"Music is like a big house, and you get a different view when you put another window in it," drummer Steve Reid - Kieran Four Tet Hebden's equally wideeyed tinkerer-in-crime - has explained of their collaborative project.

"It could be a Coltrane window, it could be a Hendrix window, and we're going to put another window in the house."

It's always hard to predict how the sophisticated sounds of someone like Hebden will translate to the cold terrain of a live setting. Among his shadowbox of samples, one constant was the hum of audience chatter. But the concentration required over the full set seemed a small tax for the richness of what was on offer.

Floaty xylophonic loops took the atmosphere to the same place where evenings at home temporarily lend their soul to the beauty of Four Tet albums, only to drag them back in with earthy honks and engine roars.

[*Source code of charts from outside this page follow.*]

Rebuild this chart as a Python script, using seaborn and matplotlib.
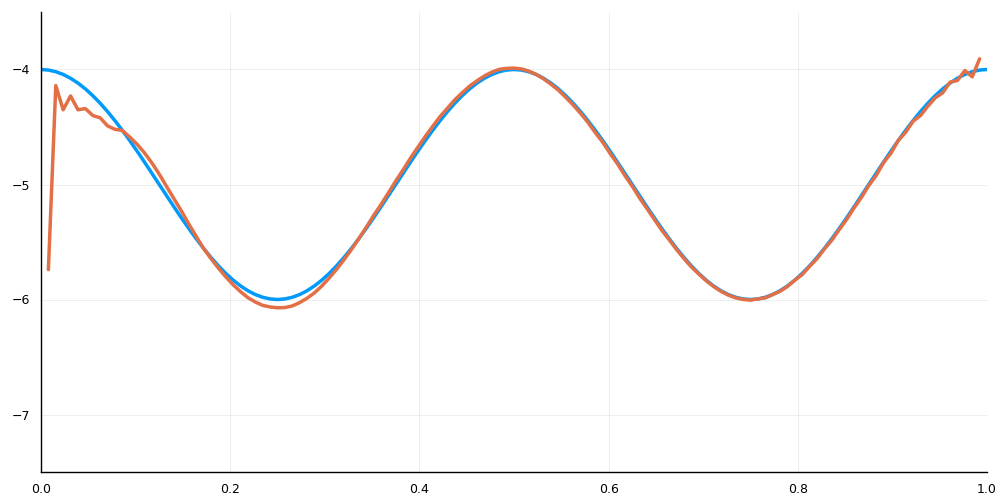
import matplotlib
matplotlib.use("Agg")
import matplotlib.pyplot as plt
import seaborn as sns
import numpy as np
import pandas as pd

# exact curve, sampled at steps of 1/128 on [0, 1]
exact_x = np.linspace(0, 1, 129)
exact_y = [
    -4.0000, -4.0048, -4.0192, -4.0431, -4.0761, -4.1181, -4.1685, -4.2270,
    -4.2929, -4.3656, -4.4444, -4.5286, -4.6173, -4.7097, -4.8049, -4.9020,
    -5.0000, -5.0980, -5.1951, -5.2903, -5.3827, -5.4714, -5.5556, -5.6344,
    -5.7071, -5.7730, -5.8315, -5.8819, -5.9239, -5.9569, -5.9808, -5.9952,
    -6.0000, -5.9952, -5.9808, -5.9569, -5.9239, -5.8819, -5.8315, -5.7730,
    -5.7071, -5.6344, -5.5556, -5.4714, -5.3827, -5.2903, -5.1951, -5.0980,
    -5.0000, -4.9020, -4.8049, -4.7097, -4.6173, -4.5286, -4.4444, -4.3656,
    -4.2929, -4.2270, -4.1685, -4.1181, -4.0761, -4.0431, -4.0192, -4.0048,
    -4.0000, -4.0048, -4.0192, -4.0431, -4.0761, -4.1181, -4.1685, -4.2270,
    -4.2929, -4.3656, -4.4444, -4.5286, -4.6173, -4.7097, -4.8049, -4.9020,
    -5.0000, -5.0980, -5.1951, -5.2903, -5.3827, -5.4714, -5.5556, -5.6344,
    -5.7071, -5.7730, -5.8315, -5.8819, -5.9239, -5.9569, -5.9808, -5.9952,
    -6.0000, -5.9952, -5.9808, -5.9569, -5.9239, -5.8819, -5.8315, -5.7730,
    -5.7071, -5.6344, -5.5556, -5.4714, -5.3827, -5.2903, -5.1951, -5.0980,
    -5.0000, -4.9020, -4.8049, -4.7097, -4.6173, -4.5286, -4.4444, -4.3656,
    -4.2929, -4.2270, -4.1685, -4.1181, -4.0761, -4.0431, -4.0192, -4.0048,
    -4.0000,
]

# approximate solution on the interior grid points k/128, k = 1..127
approx_x = np.arange(1, 128) / 128
approx_y = [
    -5.740, -4.140, -4.350, -4.230, -4.350, -4.340, -4.400, -4.420, -4.490, -4.520,
    -4.530, -4.587, -4.650, -4.725, -4.812, -4.910, -5.018, -5.125, -5.230, -5.343,
    -5.451, -5.556, -5.644, -5.727, -5.803, -5.872, -5.932, -5.984, -6.022, -6.051,
    -6.065, -6.072, -6.070, -6.056, -6.027, -5.989, -5.942, -5.882, -5.813, -5.737,
    -5.654, -5.566, -5.471, -5.373, -5.270, -5.175, -5.073, -4.970, -4.872, -4.770,
    -4.675, -4.582, -4.494, -4.409, -4.336, -4.263, -4.202, -4.144, -4.098, -4.056,
    -4.023, -3.999, -3.990, -3.988, -3.995, -4.014, -4.043, -4.081, -4.128, -4.179,
    -4.242, -4.308, -4.381, -4.459, -4.549, -4.632, -4.730, -4.820, -4.922, -5.015,
    -5.118, -5.210, -5.305, -5.398, -5.481, -5.566, -5.644, -5.717, -5.778, -5.837,
    -5.887, -5.929, -5.962, -5.986, -6.000, -6.005, -5.995, -5.986, -5.957, -5.929,
    -5.887, -5.832, -5.783, -5.712, -5.645, -5.561, -5.485, -5.393, -5.305, -5.205,
    -5.113, -5.010, -4.922, -4.810, -4.728, -4.617, -4.545, -4.450, -4.400, -4.319,
    -4.246, -4.203, -4.110, -4.096, -4.009, -4.064, -3.907,
]

x_ticks = [0.0, 0.2, 0.4, 0.6, 0.8, 1.0]
y_ticks = [-7, -6, -5, -4]

sns.set_style("white")
plt.rcParams["font.family"] = ["DejaVu Sans"]

exact_df = pd.DataFrame({"x": exact_x, "y": exact_y})
approx_df = pd.DataFrame({"x": approx_x, "y": approx_y})

fig = plt.figure(figsize=(10, 5), dpi=100)
ax = fig.add_axes([0.041, 0.056, 0.946, 0.920])

sns.lineplot(data=exact_df, x="x", y="y", ax=ax, color="#009AFA", linewidth=2.5)
sns.lineplot(data=approx_df, x="x", y="y", ax=ax, color="#E36F47", linewidth=2.5)

ax.set_xlim(0, 1)
ax.set_ylim(-7.5, -3.5)
ax.set_xticks(x_ticks)
ax.set_xticklabels([f"{t:.1f}" for t in x_ticks])
ax.set_yticks(y_ticks)
ax.set_yticklabels([f"\u2212{abs(t)}" for t in y_ticks])
ax.set_xlabel("")
ax.set_ylabel("")

ax.grid(True, color="black", alpha=0.08, linewidth=0.6)
for side in ["top", "right"]:
    ax.spines[side].set_visible(False)
for side in ["left", "bottom"]:
    ax.spines[side].set_color("black")
    ax.spines[side].set_linewidth(1.0)
ax.tick_params(direction="in", length=4, width=0.8, labelsize=9, colors="black", pad=8)

fig.savefig("out.png", dpi=100)
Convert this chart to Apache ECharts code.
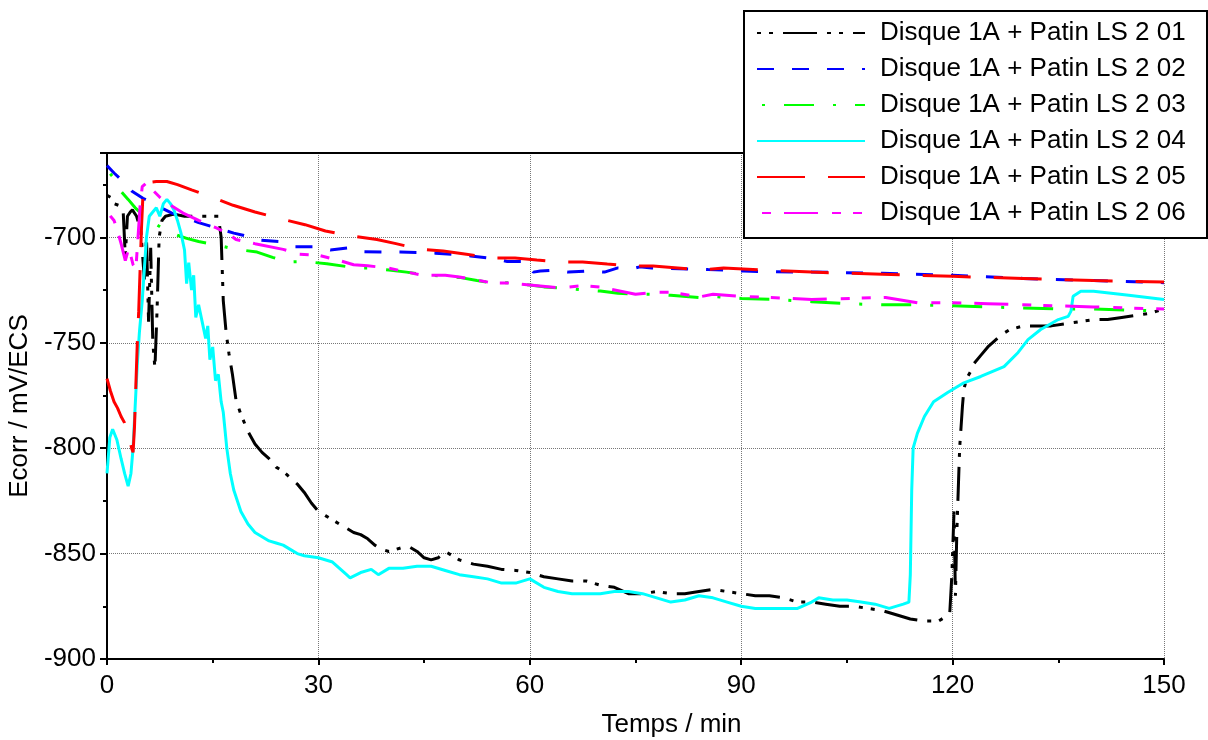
<!DOCTYPE html>
<html>
<head>
<meta charset="utf-8">
<script src="https://cdn.jsdelivr.net/npm/echarts@6/dist/echarts.min.js"></script>
<style>
html,body{margin:0;padding:0;background:#fff;}
#chart{width:1208px;height:740px;}
</style>
</head>
<body>
<div id="chart"></div>
<script>
// ---------- DATA ----------
var seriesNames = ['Disque 1A + Patin LS 2 01','Disque 1A + Patin LS 2 02','Disque 1A + Patin LS 2 03','Disque 1A + Patin LS 2 04','Disque 1A + Patin LS 2 05','Disque 1A + Patin LS 2 06'];
var xTicks = [0, 30, 60, 90, 120, 150];
var yTicks = [-900, -850, -800, -750, -700];

var t01 = [0,0.5,1,1.8,2.3,2.6,2.9,3.3,3.6,4.2,4.8,5.3,5.6,5.9,6.2,6.5,6.8,7.1,7.4,7.8,8.3,9.5,11,13,15,15.8,16.2,16.5,16.9,17.3,17.8,18.3,19,20,21,22,23,24,25,26,27,28,29,30,31,32,33,34,35,36,37,38,39,40,41,42,43,44,45,46,47,48,50,52,54,56,58,60,62,64,66,68,70,72,74,76,78,80,82,84,86,88,90,92,94,96,98,100,102,104,106,108,110,112,114,116,117,118,119,119.6,119.9,120.2,120.4,120.6,120.8,121,121.2,121.4,121.6,122,122.5,123,124,125,126,127,128,129,130,132,134,136,138,140,142,144,146,148,150];
var v01 = [-680,-681,-684,-685,-688,-709,-690,-688,-687,-690,-697,-720,-700,-740,-705,-750,-762,-735,-700,-692,-690,-689,-690,-690,-690,-690,-700,-730,-745,-755,-765,-777,-784,-792,-798,-802,-805,-809,-811,-814,-817,-821,-826,-830,-832,-834,-836,-838,-840,-841,-843,-846,-848,-849,-848,-847,-847,-849,-852,-853,-852,-849,-853,-855,-856,-857.5,-858,-859,-861,-862,-863,-863,-865,-866,-869,-869,-868,-869,-869,-868,-867,-868,-869,-870,-870,-871,-873,-873,-874,-875,-875,-876,-877,-879,-881,-882,-882,-882,-880,-878,-860,-830,-870,-840,-820,-800,-790,-780,-772,-767,-764,-760,-756,-752,-749,-746,-744,-743,-742,-742,-742,-741,-740,-739,-739,-738,-737,-736,-734];

var t02 = [0,1,2.3,3.5,5.1,6.6,8,9.2,11,13,15,16.5,18,19.3,21.7,24.6,26.7,29.3,31.7,34.3,36,39.5,41.6,44.5,46.6,49.8,51.6,54.8,56.8,59.7,60,60.5,61.5,63.5,65.5,67.9,70.6,72.5,74.5,75.6,77.3,80,85.3,87.6,90.4,92.3,100,110,120,130,140,150];
var v02 = [-666,-669.5,-673.6,-678,-681.5,-683.7,-686.5,-688.5,-690.5,-693,-695,-696.5,-698,-699,-701.3,-702,-704.5,-704.5,-706,-705,-706.8,-707,-707,-707.2,-707.5,-708.3,-708.8,-710,-711.5,-711.5,-714,-716.5,-716,-715.5,-716.5,-716,-716.5,-714.5,-715,-714,-714.5,-714.8,-715.3,-715.5,-716,-716.2,-716.5,-717,-718,-719.5,-720.5,-721.5];

var t03 = [0,1,1.8,3,4,5.1,6.5,8.3,10,11.3,13,15.6,18,21.3,23.5,25.6,28,31.2,35.5,37.5,40,42.5,44.5,48,50,52.5,55,57,60,62,64.3,66,68,70,72.5,75,78,80,84,86,90,95,100,105,110,115,120,125,130,135,140,145,150];
var v03 = [-668,-672,-677.5,-682,-686,-689.4,-693,-696.5,-699,-700.5,-702,-703.6,-705.5,-707,-709.5,-711.7,-711.5,-712.5,-714.6,-714.5,-715.5,-716.5,-717.5,-718.5,-719,-720.5,-721.7,-721.5,-722.6,-723.5,-724,-724.5,-725,-725.5,-726.5,-727,-727,-727.5,-728.5,-728,-729,-729.5,-730.5,-731.5,-732,-732,-732.5,-733,-733.5,-734,-734,-734.5,-735];

var t04 = [0,0.4,0.8,1.4,2,2.5,3,3.4,3.7,4,4.3,4.6,5,5.3,5.6,6,6.5,7,7.5,8,8.5,9,9.5,10,10.5,11,11.3,11.6,12,12.3,12.6,13,13.5,14,14.3,14.6,15,15.4,15.8,16.2,16.5,17,17.5,18,19,20,21,22,23,24,25,26,27,28,30,32,34,34.5,36,37.5,38.5,40,42,44,46,48,50,52,54,56,58,60,62,64,66,68,70,72,74,76,78,80,82,84,86,88,90,92,94,96,98,100,101,103,105,107,109,111,113,113.8,114,114.2,114.4,115,116,117.3,119.3,121.6,124,127.3,129.3,130.7,132.5,135,136.4,136.8,137.1,138.2,140,145,150];
var v04 = [-812,-795,-791,-796,-805,-812,-818,-812,-800,-780,-760,-745,-730,-715,-700,-690,-688,-686,-690,-684,-682,-684,-687,-692,-698,-706,-722,-712,-725,-718,-738,-732,-740,-748,-742,-758,-752,-768,-765,-778,-783,-800,-812,-820,-830,-836,-840,-842,-844,-845,-846,-848,-850,-851,-852,-854,-860,-861.5,-859,-857.5,-860,-857,-857,-856,-856,-858,-860,-861,-862,-864,-864,-862,-866,-868,-869,-869,-869,-868,-868,-869,-871,-873,-872,-870,-871,-873,-875,-876,-876,-876,-876,-873,-871,-872,-872,-873,-874,-876,-874,-873,-860,-820,-800,-793,-785,-778,-773.6,-769,-766,-761.3,-754.6,-748.5,-743.7,-739,-737.5,-735,-728,-725.6,-725.6,-727.5,-729.5];

var t05 = [0,0.5,1,1.5,2,2.5,3,3.5,3.7,3.9,4.1,4.3,4.5,4.7,4.9,5.1,5.4,5.8,7,8.5,10,12,14.6,17.9,21,24.9,28.1,31,35,38.3,41,44.5,47.7,51,54.8,57.9,61,64.3,67.5,71,74.3,77.5,81,84.2,87.5,92.8,100,110,120,130,140,150];
var v05 = [-767,-773,-778,-781,-785,-788,-793,-800,-802,-790,-770,-750,-735,-715,-695,-680,-675,-674,-673.5,-673.5,-675,-677.5,-680.5,-684.8,-688,-691.4,-694,-697,-699.5,-701,-703,-705.7,-706.5,-708,-709.8,-709.8,-710.8,-711.7,-711.7,-712.7,-713.6,-713.6,-714.5,-715.5,-714.6,-715.5,-716.5,-717.5,-718.5,-719.5,-720.5,-721.2];

var t06 = [0,0.5,1,1.5,2,2.6,3.1,3.7,4.1,4.4,4.7,5,5.5,6,7.5,8.2,10.8,13,15.6,17.5,18.3,21,25,27.3,30,33,35,37,40,44.7,48,50,54.8,57,60,64.3,67.4,70,75,78,80,84,86,90,92.7,100,110.5,115,120,125,130,135,140,145,150];
var v06 = [-688,-690,-692,-697,-703,-711,-705,-713,-715,-700,-685,-676,-674.5,-676,-681,-683,-688.5,-692,-695.6,-699,-701,-703,-705.7,-708,-708.5,-711,-713,-713.5,-714.6,-718,-718,-718.8,-721.7,-721.7,-722.6,-724,-722.9,-723.6,-727,-726,-726,-728.3,-727,-728,-728.3,-729.5,-728.5,-731,-731,-731.5,-732,-732.5,-733,-733.5,-734];

var seriesT = [t01, t02, t03, t04, t05, t06];
var seriesV = [v01, v02, v03, v04, v05, v06];

// ---------- STYLE ----------
var colors = ['#000000', '#0000ff', '#00ff00', '#00ffff', '#ff0000', '#ff00ff'];
var dashes = [[4, 8, 4, 10, 34, 10], [17, 18], [3, 19, 30, 19], 'solid', [48, 23], [9, 12, 9, 13, 34, 14]];
var dashOffsets = [0, 0, 66, 0, 0, 16];
var FONT = 'Liberation Sans, Arial, sans-serif';
var FS = 26;

function zip(t, v) {
  var out = [];
  for (var i = 0; i < t.length; i++) out.push([t[i], v[i]]);
  return out;
}

var series = seriesNames.map(function (name, i) {
  return {
    name: name,
    type: 'line',
    data: zip(seriesT[i], seriesV[i]),
    symbol: 'none',
    showSymbol: false,
    smooth: false,
    lineStyle: { color: colors[i], width: 3, type: dashes[i], dashOffset: dashOffsets[i], cap: 'butt' },
    itemStyle: { color: colors[i] },
    emphasis: { disabled: true }
  };
});

var chart = echarts.init(document.getElementById('chart'), null, { renderer: 'canvas' });
chart.setOption({
  animation: false,
  backgroundColor: '#ffffff',
  textStyle: { fontFamily: FONT },
  grid: { left: 107, right: 44, top: 153, bottom: 81, show: false, containLabel: false, outerBoundsMode: 'none' },
  xAxis: [{
    type: 'value', min: xTicks[0], max: xTicks[xTicks.length - 1], interval: 30,
    name: 'Temps / min', nameLocation: 'middle', nameGap: 53,
    nameTextStyle: { fontSize: FS, color: '#000', fontFamily: FONT, padding: [0, 0, 0, 72] },
    axisLine: { show: true, lineStyle: { color: '#000', width: 2 } },
    axisTick: { show: true, length: 6, lineStyle: { color: '#000', width: 2 } },
    minorTick: { show: true, splitNumber: 2, length: 4, lineStyle: { color: '#000', width: 2 } },
    splitLine: { show: true, lineStyle: { type: 'dotted', color: '#777', width: 1 } },
    axisLabel: { fontSize: FS, color: '#000', margin: 14, fontFamily: FONT }
  }, {
    type: 'value', position: 'top', min: xTicks[0], max: xTicks[xTicks.length - 1], interval: 30,
    axisLine: { show: true, lineStyle: { color: '#000', width: 2 } },
    axisTick: { show: false }, axisLabel: { show: false }, splitLine: { show: false }
  }],
  yAxis: [{
    type: 'value', min: yTicks[0], max: -660, interval: 50,
    name: 'Ecorr / mV/ECS', nameLocation: 'middle', nameGap: 74,
    nameTextStyle: { fontSize: FS, color: '#000', fontFamily: FONT },
    axisLine: { show: true, lineStyle: { color: '#000', width: 2 } },
    axisTick: { show: true, length: 7, lineStyle: { color: '#000', width: 2 } },
    minorTick: { show: true, splitNumber: 2, length: 4, lineStyle: { color: '#000', width: 2 } },
    splitLine: { show: true, lineStyle: { type: 'dotted', color: '#777', width: 1 } },
    axisLabel: { fontSize: FS, color: '#000', margin: 11, fontFamily: FONT, showMaxLabel: false,
      formatter: function (v) { return yTicks.indexOf(v) >= 0 ? String(v) : ''; } }
  }, {
    type: 'value', position: 'right', min: yTicks[0], max: -660, interval: 50,
    axisLine: { show: true, lineStyle: { color: '#000', width: 2 } },
    axisTick: { show: false }, axisLabel: { show: false }, splitLine: { show: false }
  }],
  graphic: [{
    type: 'rect', z: 5, left: 743, top: 10,
    shape: { width: 463, height: 227 },
    style: { fill: '#fff', stroke: '#000', lineWidth: 2 }
  }],
  legend: {
    z: 6, orient: 'vertical', left: 756, top: 20, padding: 0,
    itemWidth: 108, itemHeight: 20, itemGap: 10,
    data: seriesNames,
    itemStyle: { opacity: 0, borderWidth: 0 },
    textStyle: { fontSize: FS, color: '#000', fontFamily: FONT, lineHeight: 26, padding: [0, 0, 0, 10] },
    selectedMode: false
  },
  series: series
});
</script>
</body>
</html>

Reid grabbed the role of drum grinder with glee, wilfully consigned to his life sentence in this acid lounge, loitering with intent in the backdrop of Hebden's stream of consciousness and occasionally winning release to unleash boisterous beats.

The flow with which broken nursery rhymes melted into organic bass had the precise formulation of a classical composition, taking a path that could never be second- guessed yet was always seamless and inspirationally inventive.

By the end, being blanketed in this wall of sound looked as blissful an experience for Hebden and Reid as it was for those who journeyed with them.